#### Data block

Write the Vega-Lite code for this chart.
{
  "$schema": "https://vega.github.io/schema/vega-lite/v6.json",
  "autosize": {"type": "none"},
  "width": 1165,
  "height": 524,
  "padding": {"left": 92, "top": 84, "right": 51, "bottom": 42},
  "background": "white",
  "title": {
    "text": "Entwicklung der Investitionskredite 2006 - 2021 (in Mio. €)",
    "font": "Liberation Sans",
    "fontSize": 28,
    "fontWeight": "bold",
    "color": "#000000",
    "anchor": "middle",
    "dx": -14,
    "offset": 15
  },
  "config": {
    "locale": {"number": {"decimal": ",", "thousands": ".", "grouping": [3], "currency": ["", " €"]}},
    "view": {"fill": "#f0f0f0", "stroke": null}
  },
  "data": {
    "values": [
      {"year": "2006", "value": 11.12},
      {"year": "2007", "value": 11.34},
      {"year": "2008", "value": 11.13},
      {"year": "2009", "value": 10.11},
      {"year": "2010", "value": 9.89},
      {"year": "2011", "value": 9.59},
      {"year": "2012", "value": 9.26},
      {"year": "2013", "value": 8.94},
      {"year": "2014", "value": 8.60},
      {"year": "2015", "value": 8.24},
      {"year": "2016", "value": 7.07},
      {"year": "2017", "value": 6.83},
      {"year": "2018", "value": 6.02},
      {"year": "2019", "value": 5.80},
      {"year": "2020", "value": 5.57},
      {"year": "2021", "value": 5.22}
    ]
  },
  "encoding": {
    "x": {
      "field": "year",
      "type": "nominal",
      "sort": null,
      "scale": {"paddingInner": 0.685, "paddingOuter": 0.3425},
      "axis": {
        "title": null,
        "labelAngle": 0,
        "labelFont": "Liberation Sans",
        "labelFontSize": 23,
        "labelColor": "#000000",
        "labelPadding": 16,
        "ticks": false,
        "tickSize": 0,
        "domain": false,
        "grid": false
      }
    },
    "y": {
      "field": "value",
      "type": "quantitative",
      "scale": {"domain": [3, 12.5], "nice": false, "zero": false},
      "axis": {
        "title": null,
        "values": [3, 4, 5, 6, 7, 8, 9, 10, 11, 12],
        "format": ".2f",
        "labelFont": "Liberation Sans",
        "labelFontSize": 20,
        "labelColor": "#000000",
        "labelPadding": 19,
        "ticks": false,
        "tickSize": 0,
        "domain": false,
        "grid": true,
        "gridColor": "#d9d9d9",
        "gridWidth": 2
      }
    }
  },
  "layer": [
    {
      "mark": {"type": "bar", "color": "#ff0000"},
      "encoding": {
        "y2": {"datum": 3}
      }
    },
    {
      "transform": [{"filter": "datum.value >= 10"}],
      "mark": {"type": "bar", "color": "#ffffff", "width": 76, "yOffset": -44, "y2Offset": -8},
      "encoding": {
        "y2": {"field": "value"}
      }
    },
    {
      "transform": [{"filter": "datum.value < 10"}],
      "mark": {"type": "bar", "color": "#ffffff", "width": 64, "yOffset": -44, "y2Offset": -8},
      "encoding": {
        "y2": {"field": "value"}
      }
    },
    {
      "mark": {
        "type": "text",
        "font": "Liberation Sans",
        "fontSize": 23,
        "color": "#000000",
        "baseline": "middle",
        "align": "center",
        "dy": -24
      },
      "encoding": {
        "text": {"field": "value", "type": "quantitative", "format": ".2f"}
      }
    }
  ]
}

#### Task details
Copy the material above, line for line.

#### Problem solution
Write the Vega-Lite code for this chart.
{
  "$schema": "https://vega.github.io/schema/vega-lite/v6.json",
  "autosize": {"type": "none"},
  "width": 1165,
  "height": 524,
  "padding": {"left": 92, "top": 84, "right": 51, "bottom": 42},
  "background": "white",
  "title": {
    "text": "Entwicklung der Investitionskredite 2006 - 2021 (in Mio. €)",
    "font": "Liberation Sans",
    "fontSize": 28,
    "fontWeight": "bold",
    "color": "#000000",
    "anchor": "middle",
    "dx": -14,
    "offset": 15
  },
  "config": {
    "locale": {"number": {"decimal": ",", "thousands": ".", "grouping": [3], "currency": ["", " €"]}},
    "view": {"fill": "#f0f0f0", "stroke": null}
  },
  "data": {
    "values": [
      {"year": "2006", "value": 11.12},
      {"year": "2007", "value": 11.34},
      {"year": "2008", "value": 11.13},
      {"year": "2009", "value": 10.11},
      {"year": "2010", "value": 9.89},
      {"year": "2011", "value": 9.59},
      {"year": "2012", "value": 9.26},
      {"year": "2013", "value": 8.94},
      {"year": "2014", "value": 8.60},
      {"year": "2015", "value": 8.24},
      {"year": "2016", "value": 7.07},
      {"year": "2017", "value": 6.83},
      {"year": "2018", "value": 6.02},
      {"year": "2019", "value": 5.80},
      {"year": "2020", "value": 5.57},
      {"year": "2021", "value": 5.22}
    ]
  },
  "encoding": {
    "x": {
      "field": "year",
      "type": "nominal",
      "sort": null,
      "scale": {"paddingInner": 0.685, "paddingOuter": 0.3425},
      "axis": {
        "title": null,
        "labelAngle": 0,
        "labelFont": "Liberation Sans",
        "labelFontSize": 23,
        "labelColor": "#000000",
        "labelPadding": 16,
        "ticks": false,
        "tickSize": 0,
        "domain": false,
        "grid": false
      }
    },
    "y": {
      "field": "value",
      "type": "quantitative",
      "scale": {"domain": [3, 12.5], "nice": false, "zero": false},
      "axis": {
        "title": null,
        "values": [3, 4, 5, 6, 7, 8, 9, 10, 11, 12],
        "format": ".2f",
        "labelFont": "Liberation Sans",
        "labelFontSize": 20,
        "labelColor": "#000000",
        "labelPadding": 19,
        "ticks": false,
        "tickSize": 0,
        "domain": false,
        "grid": true,
        "gridColor": "#d9d9d9",
        "gridWidth": 2
      }
    }
  },
  "layer": [
    {
      "mark": {"type": "bar", "color": "#ff0000"},
      "encoding": {
        "y2": {"datum": 3}
      }
    },
    {
      "transform": [{"filter": "datum.value >= 10"}],
      "mark": {"type": "bar", "color": "#ffffff", "width": 76, "yOffset": -44, "y2Offset": -8},
      "encoding": {
        "y2": {"field": "value"}
      }
    },
    {
      "transform": [{"filter": "datum.value < 10"}],
      "mark": {"type": "bar", "color": "#ffffff", "width": 64, "yOffset": -44, "y2Offset": -8},
      "encoding": {
        "y2": {"field": "value"}
      }
    },
    {
      "mark": {
        "type": "text",
        "font": "Liberation Sans",
        "fontSize": 23,
        "color": "#000000",
        "baseline": "middle",
        "align": "center",
        "dy": -24
      },
      "encoding": {
        "text": {"field": "value", "type": "quantitative", "format": ".2f"}
      }
    }
  ]
}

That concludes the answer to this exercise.